◆ Request:
Pictures aside, quote the whole listing exactly.

◆ Supplied information:
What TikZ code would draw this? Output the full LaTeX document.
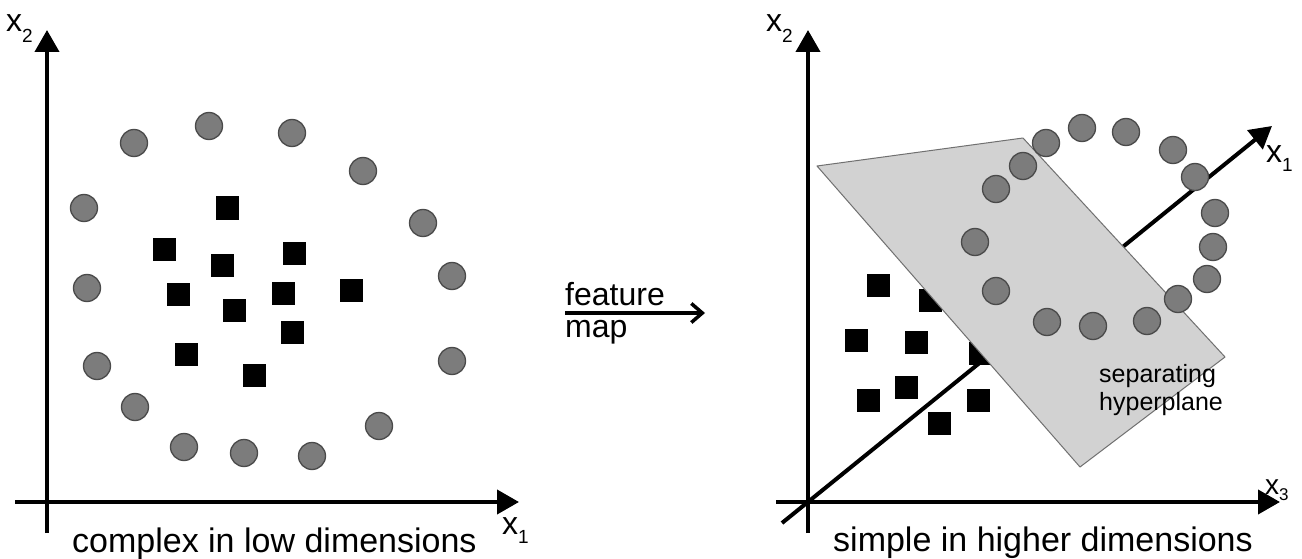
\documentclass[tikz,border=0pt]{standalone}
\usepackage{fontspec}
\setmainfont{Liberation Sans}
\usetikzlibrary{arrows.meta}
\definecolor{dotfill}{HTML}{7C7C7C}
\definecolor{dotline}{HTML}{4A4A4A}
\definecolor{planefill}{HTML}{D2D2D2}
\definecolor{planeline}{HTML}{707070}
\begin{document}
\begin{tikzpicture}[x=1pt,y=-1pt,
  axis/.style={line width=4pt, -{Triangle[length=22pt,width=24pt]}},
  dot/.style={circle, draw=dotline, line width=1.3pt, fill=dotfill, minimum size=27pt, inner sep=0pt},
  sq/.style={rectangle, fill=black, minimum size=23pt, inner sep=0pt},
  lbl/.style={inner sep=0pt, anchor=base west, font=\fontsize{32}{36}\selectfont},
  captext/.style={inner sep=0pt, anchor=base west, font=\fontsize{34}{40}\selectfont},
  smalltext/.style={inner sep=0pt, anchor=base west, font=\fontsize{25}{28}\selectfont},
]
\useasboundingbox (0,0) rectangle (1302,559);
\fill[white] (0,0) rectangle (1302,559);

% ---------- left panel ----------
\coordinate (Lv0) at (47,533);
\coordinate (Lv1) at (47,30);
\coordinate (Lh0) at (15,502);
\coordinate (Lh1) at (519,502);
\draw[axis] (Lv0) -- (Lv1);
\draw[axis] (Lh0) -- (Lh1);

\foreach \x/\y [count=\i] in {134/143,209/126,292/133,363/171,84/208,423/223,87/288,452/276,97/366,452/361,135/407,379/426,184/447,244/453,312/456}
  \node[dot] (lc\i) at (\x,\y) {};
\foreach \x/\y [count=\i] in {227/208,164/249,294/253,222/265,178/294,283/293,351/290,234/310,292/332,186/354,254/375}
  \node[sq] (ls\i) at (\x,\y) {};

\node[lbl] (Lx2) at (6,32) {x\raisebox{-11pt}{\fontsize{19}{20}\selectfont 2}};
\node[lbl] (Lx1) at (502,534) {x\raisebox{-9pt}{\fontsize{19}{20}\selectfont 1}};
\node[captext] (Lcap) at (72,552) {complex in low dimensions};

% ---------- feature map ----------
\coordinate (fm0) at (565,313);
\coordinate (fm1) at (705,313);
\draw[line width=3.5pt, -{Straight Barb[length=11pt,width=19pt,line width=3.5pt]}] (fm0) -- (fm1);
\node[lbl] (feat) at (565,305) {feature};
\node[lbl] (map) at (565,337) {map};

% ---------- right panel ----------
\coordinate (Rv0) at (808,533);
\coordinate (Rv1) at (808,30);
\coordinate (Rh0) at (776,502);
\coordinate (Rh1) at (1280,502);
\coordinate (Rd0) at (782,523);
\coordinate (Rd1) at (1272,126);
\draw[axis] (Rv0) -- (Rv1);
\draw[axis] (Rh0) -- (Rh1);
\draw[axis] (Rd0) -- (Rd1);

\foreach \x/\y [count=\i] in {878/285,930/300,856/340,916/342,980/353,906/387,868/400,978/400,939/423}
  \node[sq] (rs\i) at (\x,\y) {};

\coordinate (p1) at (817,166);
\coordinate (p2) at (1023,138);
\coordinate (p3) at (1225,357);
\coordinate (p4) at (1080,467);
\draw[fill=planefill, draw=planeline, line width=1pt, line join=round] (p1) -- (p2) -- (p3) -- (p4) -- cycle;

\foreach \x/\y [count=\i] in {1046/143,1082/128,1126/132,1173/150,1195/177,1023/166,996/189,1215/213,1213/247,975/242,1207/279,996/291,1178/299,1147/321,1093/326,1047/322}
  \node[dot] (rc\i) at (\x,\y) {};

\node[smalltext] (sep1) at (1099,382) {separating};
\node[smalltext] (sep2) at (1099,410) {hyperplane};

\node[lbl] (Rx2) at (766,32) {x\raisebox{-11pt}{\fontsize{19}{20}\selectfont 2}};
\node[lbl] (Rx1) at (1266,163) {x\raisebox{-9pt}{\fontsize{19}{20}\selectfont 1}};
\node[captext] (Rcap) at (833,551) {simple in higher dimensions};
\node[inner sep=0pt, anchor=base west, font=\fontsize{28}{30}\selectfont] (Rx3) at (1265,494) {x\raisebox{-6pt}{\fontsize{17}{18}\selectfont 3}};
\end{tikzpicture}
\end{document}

◆ Exercise output:
What TikZ code would draw this? Output the full LaTeX document.
\documentclass[tikz,border=0pt]{standalone}
\usepackage{fontspec}
\setmainfont{Liberation Sans}
\usetikzlibrary{arrows.meta}
\definecolor{dotfill}{HTML}{7C7C7C}
\definecolor{dotline}{HTML}{4A4A4A}
\definecolor{planefill}{HTML}{D2D2D2}
\definecolor{planeline}{HTML}{707070}
\begin{document}
\begin{tikzpicture}[x=1pt,y=-1pt,
  axis/.style={line width=4pt, -{Triangle[length=22pt,width=24pt]}},
  dot/.style={circle, draw=dotline, line width=1.3pt, fill=dotfill, minimum size=27pt, inner sep=0pt},
  sq/.style={rectangle, fill=black, minimum size=23pt, inner sep=0pt},
  lbl/.style={inner sep=0pt, anchor=base west, font=\fontsize{32}{36}\selectfont},
  captext/.style={inner sep=0pt, anchor=base west, font=\fontsize{34}{40}\selectfont},
  smalltext/.style={inner sep=0pt, anchor=base west, font=\fontsize{25}{28}\selectfont},
]
\useasboundingbox (0,0) rectangle (1302,559);
\fill[white] (0,0) rectangle (1302,559);

% ---------- left panel ----------
\coordinate (Lv0) at (47,533);
\coordinate (Lv1) at (47,30);
\coordinate (Lh0) at (15,502);
\coordinate (Lh1) at (519,502);
\draw[axis] (Lv0) -- (Lv1);
\draw[axis] (Lh0) -- (Lh1);

\foreach \x/\y [count=\i] in {134/143,209/126,292/133,363/171,84/208,423/223,87/288,452/276,97/366,452/361,135/407,379/426,184/447,244/453,312/456}
  \node[dot] (lc\i) at (\x,\y) {};
\foreach \x/\y [count=\i] in {227/208,164/249,294/253,222/265,178/294,283/293,351/290,234/310,292/332,186/354,254/375}
  \node[sq] (ls\i) at (\x,\y) {};

\node[lbl] (Lx2) at (6,32) {x\raisebox{-11pt}{\fontsize{19}{20}\selectfont 2}};
\node[lbl] (Lx1) at (502,534) {x\raisebox{-9pt}{\fontsize{19}{20}\selectfont 1}};
\node[captext] (Lcap) at (72,552) {complex in low dimensions};

% ---------- feature map ----------
\coordinate (fm0) at (565,313);
\coordinate (fm1) at (705,313);
\draw[line width=3.5pt, -{Straight Barb[length=11pt,width=19pt,line width=3.5pt]}] (fm0) -- (fm1);
\node[lbl] (feat) at (565,305) {feature};
\node[lbl] (map) at (565,337) {map};

% ---------- right panel ----------
\coordinate (Rv0) at (808,533);
\coordinate (Rv1) at (808,30);
\coordinate (Rh0) at (776,502);
\coordinate (Rh1) at (1280,502);
\coordinate (Rd0) at (782,523);
\coordinate (Rd1) at (1272,126);
\draw[axis] (Rv0) -- (Rv1);
\draw[axis] (Rh0) -- (Rh1);
\draw[axis] (Rd0) -- (Rd1);

\foreach \x/\y [count=\i] in {878/285,930/300,856/340,916/342,980/353,906/387,868/400,978/400,939/423}
  \node[sq] (rs\i) at (\x,\y) {};

\coordinate (p1) at (817,166);
\coordinate (p2) at (1023,138);
\coordinate (p3) at (1225,357);
\coordinate (p4) at (1080,467);
\draw[fill=planefill, draw=planeline, line width=1pt, line join=round] (p1) -- (p2) -- (p3) -- (p4) -- cycle;

\foreach \x/\y [count=\i] in {1046/143,1082/128,1126/132,1173/150,1195/177,1023/166,996/189,1215/213,1213/247,975/242,1207/279,996/291,1178/299,1147/321,1093/326,1047/322}
  \node[dot] (rc\i) at (\x,\y) {};

\node[smalltext] (sep1) at (1099,382) {separating};
\node[smalltext] (sep2) at (1099,410) {hyperplane};

\node[lbl] (Rx2) at (766,32) {x\raisebox{-11pt}{\fontsize{19}{20}\selectfont 2}};
\node[lbl] (Rx1) at (1266,163) {x\raisebox{-9pt}{\fontsize{19}{20}\selectfont 1}};
\node[captext] (Rcap) at (833,551) {simple in higher dimensions};
\node[inner sep=0pt, anchor=base west, font=\fontsize{28}{30}\selectfont] (Rx3) at (1265,494) {x\raisebox{-6pt}{\fontsize{17}{18}\selectfont 3}};
\end{tikzpicture}
\end{document}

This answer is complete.